The top of the monument shows the symbol of the 332nd Fighter Group, “Spit Fire”, underneath it are the different symbols of the four squadrons that formed this fighter group, the 99th, 100th, 301st, and 302nd. The plaque shows two fighters in profile, the P-47 Thunderbolt and the P-51 Mustang, with the 332nd Fighter Group symbol between them.
Below this are the words:
“332nd FIGHTER GROUP
99th, 100th, 301st, 302nd FIGHTER SQUADRON
U.S. Army Air Forces
May 28, 1944 – May 4, 1945
Honoring the Tuskegee Airmen who served
Dedicated July 16, 2023
At the bottom of the plaque is the symbol of the US Army Air Corps (as it was then known) and the 15th Air Force. A red panel on each site is reminiscent of the ‘Red Tails’ of the 332nd Fighter Group. Two banners stand on the flanks of the monument and tell of the history of the Tuskegee Airmen and tell about several prominent pilots. These two banners were handed over to the local library after the ceremony. Behind the banners were two flag poles, one with the American and one with the Italian flag.
Later that day, there was a trip to where the airfield used to be. The former headquarter building, which has fallen in disrepair and is on private property, for which entrance must be granted. Standing near the fields and watching the old photos, one can really imagine what the place must have looked like.
Also, a special room in the local library was opened, dedicated to the Tuskegee Airmen. Here the history of the Tuskegee Airmen is taught and several objects related to the men are displayed. In another room, a laptop loops through a collection of photographs, while significant events are displayed and explained on the wall.
A mural of Benjamin O. Davis, Jr.
In the evening a large mural was presented. The mural is a painting of Benjamin O. Davis Jr., the commander of the 332nd Fighter Group. Behind him are several P-51s, easily recognized by their red tails and noses.

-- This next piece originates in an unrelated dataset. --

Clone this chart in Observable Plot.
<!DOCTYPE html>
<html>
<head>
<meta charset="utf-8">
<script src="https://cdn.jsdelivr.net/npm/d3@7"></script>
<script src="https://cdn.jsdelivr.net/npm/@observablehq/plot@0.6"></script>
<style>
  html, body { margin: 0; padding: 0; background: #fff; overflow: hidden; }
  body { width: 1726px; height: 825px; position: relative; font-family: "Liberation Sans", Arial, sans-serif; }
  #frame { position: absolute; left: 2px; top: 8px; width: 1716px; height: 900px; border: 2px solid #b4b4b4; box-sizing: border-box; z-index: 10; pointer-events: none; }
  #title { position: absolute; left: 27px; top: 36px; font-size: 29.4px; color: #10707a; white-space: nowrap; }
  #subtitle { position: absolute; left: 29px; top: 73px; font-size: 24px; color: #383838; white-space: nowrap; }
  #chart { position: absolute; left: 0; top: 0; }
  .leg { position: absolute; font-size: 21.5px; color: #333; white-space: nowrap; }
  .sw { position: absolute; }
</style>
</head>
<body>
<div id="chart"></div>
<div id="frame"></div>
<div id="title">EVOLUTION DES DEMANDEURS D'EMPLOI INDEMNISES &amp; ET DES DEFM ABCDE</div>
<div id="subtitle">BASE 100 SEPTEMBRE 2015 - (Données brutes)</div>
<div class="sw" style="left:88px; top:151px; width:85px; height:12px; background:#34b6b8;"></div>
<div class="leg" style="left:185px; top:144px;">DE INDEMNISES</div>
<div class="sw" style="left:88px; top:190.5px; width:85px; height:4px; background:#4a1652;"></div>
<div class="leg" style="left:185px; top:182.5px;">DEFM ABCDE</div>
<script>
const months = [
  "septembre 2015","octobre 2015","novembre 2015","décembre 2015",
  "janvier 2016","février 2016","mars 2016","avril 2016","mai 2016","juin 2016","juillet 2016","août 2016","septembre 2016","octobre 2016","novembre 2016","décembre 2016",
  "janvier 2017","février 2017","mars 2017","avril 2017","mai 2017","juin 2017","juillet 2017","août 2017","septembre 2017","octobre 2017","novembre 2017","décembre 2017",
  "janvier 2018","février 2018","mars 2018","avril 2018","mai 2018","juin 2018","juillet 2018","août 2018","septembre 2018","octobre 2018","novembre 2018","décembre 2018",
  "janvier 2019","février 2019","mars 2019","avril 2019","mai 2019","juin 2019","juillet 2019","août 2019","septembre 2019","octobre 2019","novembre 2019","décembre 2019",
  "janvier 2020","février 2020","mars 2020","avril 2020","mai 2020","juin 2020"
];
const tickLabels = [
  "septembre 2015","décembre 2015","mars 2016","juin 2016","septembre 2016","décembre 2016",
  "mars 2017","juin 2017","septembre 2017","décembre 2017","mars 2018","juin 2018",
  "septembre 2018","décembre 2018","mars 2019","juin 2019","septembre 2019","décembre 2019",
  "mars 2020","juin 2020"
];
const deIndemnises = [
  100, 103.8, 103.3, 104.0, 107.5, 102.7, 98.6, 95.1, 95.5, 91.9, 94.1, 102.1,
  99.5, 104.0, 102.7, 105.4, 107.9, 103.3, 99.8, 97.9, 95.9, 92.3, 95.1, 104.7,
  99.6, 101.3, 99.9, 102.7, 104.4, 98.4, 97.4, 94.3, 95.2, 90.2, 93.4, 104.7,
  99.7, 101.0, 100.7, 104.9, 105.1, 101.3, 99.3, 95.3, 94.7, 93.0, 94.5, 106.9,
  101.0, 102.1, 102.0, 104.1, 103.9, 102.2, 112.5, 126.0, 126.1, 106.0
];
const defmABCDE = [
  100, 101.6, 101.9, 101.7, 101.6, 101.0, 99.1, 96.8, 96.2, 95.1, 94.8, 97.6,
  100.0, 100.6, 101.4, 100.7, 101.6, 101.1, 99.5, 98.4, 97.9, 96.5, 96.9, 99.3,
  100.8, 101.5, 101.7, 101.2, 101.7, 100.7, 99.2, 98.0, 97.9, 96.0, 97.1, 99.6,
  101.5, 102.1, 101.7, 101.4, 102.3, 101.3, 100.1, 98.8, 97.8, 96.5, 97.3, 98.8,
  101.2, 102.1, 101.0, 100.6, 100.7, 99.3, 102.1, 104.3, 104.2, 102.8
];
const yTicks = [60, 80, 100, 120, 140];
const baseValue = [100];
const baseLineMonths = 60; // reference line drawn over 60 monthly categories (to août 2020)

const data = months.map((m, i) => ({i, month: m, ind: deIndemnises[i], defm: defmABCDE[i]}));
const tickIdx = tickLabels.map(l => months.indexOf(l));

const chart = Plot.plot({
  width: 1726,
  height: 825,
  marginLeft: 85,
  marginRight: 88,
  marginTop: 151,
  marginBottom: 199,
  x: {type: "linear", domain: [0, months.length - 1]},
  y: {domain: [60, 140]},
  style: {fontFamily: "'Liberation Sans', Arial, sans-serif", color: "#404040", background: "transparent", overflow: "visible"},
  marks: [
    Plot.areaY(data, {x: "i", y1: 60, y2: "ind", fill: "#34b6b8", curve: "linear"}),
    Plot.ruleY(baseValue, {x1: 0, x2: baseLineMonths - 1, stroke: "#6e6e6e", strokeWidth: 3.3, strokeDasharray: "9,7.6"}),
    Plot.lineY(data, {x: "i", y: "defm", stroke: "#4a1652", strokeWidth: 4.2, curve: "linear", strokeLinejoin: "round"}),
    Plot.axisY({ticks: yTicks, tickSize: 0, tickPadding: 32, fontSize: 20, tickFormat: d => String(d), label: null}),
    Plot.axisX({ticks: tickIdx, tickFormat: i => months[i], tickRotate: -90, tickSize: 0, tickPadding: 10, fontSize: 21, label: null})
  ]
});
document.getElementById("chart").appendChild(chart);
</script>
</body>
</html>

As a closing of the day, the documentary The Tuskegee Airmen: Return to Ramitelli
was shown. It chronicles the legacy of the Tuskegee Airmen and features the ruins of their operations building in Ramitelli, Italy. In the documentary, the daughter of a Tuskegee Airmen goes to Ramitelli to discover more about her father, while local and US historians explain about the airfield and the service of the Tuskegee Airmen. The highlight of the movie are, of course, the interviews that have been conducted with surviving Tuskegee Airmen and their service. The day has been a fitting tribute to the men and the service they rendered.